======== INPUT RECORDS ========
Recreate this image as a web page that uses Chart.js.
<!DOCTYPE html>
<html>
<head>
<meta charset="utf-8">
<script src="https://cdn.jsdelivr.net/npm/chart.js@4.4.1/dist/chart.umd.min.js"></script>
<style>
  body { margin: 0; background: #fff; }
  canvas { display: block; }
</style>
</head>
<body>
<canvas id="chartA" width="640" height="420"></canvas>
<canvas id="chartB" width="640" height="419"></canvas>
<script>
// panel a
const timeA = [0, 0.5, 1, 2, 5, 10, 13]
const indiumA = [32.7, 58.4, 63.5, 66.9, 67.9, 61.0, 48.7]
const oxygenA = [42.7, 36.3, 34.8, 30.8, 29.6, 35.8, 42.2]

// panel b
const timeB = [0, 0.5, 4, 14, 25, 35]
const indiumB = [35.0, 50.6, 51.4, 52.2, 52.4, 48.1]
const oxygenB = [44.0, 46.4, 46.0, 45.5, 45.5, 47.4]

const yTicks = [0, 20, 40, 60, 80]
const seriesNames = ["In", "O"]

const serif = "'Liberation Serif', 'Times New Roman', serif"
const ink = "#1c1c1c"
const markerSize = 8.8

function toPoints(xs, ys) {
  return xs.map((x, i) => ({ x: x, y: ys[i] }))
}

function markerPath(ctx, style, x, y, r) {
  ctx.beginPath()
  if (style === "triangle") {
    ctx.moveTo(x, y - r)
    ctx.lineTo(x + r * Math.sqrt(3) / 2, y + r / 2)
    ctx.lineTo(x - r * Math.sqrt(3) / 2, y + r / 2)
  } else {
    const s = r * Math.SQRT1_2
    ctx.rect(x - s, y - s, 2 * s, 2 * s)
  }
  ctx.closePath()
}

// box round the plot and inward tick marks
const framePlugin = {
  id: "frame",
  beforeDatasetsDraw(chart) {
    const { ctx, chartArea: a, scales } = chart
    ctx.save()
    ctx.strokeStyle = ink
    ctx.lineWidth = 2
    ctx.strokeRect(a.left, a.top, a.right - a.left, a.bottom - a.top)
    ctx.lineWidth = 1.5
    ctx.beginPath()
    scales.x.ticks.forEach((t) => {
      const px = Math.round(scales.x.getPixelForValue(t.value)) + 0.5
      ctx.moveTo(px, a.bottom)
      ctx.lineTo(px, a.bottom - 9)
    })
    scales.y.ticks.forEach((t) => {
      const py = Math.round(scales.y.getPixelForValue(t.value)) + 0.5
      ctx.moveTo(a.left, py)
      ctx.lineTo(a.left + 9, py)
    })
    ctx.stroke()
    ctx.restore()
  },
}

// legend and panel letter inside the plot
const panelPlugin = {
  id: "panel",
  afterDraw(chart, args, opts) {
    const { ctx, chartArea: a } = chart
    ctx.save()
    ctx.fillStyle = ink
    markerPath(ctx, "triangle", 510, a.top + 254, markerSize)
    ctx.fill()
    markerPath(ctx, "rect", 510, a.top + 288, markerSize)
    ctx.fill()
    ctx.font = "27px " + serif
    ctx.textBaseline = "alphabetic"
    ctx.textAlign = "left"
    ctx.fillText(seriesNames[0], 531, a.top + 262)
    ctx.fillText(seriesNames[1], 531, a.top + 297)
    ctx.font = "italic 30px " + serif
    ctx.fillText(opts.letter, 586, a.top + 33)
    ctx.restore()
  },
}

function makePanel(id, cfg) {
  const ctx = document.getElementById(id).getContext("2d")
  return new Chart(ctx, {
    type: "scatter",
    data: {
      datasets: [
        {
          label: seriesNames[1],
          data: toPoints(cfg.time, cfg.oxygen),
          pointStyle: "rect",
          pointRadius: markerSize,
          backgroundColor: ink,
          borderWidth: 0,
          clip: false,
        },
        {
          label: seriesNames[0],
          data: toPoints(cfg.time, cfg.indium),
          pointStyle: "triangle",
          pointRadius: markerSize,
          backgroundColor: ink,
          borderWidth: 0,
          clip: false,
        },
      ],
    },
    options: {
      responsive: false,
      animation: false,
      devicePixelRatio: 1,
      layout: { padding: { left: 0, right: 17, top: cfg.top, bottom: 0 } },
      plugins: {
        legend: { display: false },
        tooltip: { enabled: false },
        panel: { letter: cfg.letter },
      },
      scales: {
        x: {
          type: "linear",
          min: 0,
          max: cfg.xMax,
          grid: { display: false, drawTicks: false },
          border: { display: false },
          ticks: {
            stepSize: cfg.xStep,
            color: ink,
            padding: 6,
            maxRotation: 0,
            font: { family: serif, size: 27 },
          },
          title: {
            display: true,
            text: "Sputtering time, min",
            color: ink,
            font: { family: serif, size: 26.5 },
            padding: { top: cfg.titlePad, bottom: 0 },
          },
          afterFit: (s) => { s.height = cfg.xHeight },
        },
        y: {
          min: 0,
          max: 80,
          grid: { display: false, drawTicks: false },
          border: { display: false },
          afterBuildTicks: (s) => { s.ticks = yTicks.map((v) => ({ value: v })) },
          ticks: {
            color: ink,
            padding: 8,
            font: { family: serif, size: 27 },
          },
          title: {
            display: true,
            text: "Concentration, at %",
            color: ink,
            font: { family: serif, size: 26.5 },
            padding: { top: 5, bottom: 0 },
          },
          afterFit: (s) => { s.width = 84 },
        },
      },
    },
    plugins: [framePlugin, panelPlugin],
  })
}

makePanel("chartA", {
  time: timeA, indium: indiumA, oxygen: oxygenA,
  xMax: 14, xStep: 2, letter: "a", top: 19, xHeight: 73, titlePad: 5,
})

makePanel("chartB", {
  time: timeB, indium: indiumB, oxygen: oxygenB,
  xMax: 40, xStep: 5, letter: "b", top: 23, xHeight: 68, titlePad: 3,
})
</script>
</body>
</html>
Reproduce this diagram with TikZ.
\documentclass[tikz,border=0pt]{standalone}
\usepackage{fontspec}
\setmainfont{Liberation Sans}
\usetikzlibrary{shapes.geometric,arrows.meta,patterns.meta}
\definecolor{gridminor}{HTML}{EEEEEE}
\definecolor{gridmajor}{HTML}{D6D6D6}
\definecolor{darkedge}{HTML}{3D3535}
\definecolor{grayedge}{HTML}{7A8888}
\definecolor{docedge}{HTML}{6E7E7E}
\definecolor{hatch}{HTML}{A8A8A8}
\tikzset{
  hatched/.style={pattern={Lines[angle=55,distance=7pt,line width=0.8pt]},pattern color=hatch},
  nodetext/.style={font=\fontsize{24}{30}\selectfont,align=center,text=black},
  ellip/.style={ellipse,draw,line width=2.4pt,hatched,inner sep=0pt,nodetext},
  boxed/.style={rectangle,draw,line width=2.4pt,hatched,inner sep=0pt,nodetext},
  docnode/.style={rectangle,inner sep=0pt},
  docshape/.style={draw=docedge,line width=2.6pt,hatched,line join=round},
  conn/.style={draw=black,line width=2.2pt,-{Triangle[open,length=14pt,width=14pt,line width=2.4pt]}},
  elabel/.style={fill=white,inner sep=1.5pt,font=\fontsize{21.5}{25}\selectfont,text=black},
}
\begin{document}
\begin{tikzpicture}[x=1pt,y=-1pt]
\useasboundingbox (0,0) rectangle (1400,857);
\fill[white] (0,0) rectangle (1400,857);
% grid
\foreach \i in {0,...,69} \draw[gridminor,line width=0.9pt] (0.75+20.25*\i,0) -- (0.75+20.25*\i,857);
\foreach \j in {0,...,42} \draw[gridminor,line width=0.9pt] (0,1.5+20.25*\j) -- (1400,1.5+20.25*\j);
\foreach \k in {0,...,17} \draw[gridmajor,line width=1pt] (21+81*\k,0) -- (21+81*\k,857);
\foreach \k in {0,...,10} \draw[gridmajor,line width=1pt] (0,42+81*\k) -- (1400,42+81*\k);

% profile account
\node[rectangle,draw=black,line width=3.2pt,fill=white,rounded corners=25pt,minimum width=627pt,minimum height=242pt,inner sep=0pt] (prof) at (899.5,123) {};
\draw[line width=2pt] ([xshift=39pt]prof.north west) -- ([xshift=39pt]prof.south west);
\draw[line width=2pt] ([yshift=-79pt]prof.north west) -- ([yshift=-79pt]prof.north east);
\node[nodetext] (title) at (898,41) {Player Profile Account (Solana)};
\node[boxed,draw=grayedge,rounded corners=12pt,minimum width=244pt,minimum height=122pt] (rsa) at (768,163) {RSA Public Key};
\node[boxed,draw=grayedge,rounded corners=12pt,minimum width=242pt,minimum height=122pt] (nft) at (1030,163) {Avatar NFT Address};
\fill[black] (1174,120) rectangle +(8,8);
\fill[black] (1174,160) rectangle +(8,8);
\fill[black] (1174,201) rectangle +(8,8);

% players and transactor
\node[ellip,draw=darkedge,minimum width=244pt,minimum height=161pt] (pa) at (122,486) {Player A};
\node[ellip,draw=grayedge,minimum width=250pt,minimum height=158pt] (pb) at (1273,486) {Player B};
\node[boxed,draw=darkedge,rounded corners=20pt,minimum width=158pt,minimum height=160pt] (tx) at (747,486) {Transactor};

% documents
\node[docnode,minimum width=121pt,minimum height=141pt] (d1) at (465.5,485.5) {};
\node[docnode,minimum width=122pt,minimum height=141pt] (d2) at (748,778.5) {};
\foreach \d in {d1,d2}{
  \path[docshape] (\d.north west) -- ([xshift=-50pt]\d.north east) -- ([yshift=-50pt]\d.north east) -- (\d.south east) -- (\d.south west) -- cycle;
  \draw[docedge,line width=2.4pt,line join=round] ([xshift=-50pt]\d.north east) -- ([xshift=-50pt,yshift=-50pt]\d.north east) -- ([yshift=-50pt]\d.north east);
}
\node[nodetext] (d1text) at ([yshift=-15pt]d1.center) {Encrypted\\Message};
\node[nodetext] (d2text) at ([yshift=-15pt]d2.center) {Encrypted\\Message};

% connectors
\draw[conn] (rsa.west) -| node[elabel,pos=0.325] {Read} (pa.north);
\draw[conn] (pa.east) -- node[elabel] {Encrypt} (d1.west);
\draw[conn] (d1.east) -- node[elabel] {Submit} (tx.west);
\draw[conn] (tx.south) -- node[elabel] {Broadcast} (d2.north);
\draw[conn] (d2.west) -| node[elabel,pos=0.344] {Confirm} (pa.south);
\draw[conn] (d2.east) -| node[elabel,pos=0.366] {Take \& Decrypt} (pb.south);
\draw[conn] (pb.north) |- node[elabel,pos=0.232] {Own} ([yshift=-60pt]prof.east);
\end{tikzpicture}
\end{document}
========
Copy out only the lines running from the beginning of the data to the line with "const oxygenA = [42.7, 36.3, 34.8, 30.8, 29.6, 35.8, 42.2]", both ends included.

Recreate this image as a web page that uses Chart.js.
<!DOCTYPE html>
<html>
<head>
<meta charset="utf-8">
<script src="https://cdn.jsdelivr.net/npm/chart.js@4.4.1/dist/chart.umd.min.js"></script>
<style>
  body { margin: 0; background: #fff; }
  canvas { display: block; }
</style>
</head>
<body>
<canvas id="chartA" width="640" height="420"></canvas>
<canvas id="chartB" width="640" height="419"></canvas>
<script>
// panel a
const timeA = [0, 0.5, 1, 2, 5, 10, 13]
const indiumA = [32.7, 58.4, 63.5, 66.9, 67.9, 61.0, 48.7]
const oxygenA = [42.7, 36.3, 34.8, 30.8, 29.6, 35.8, 42.2]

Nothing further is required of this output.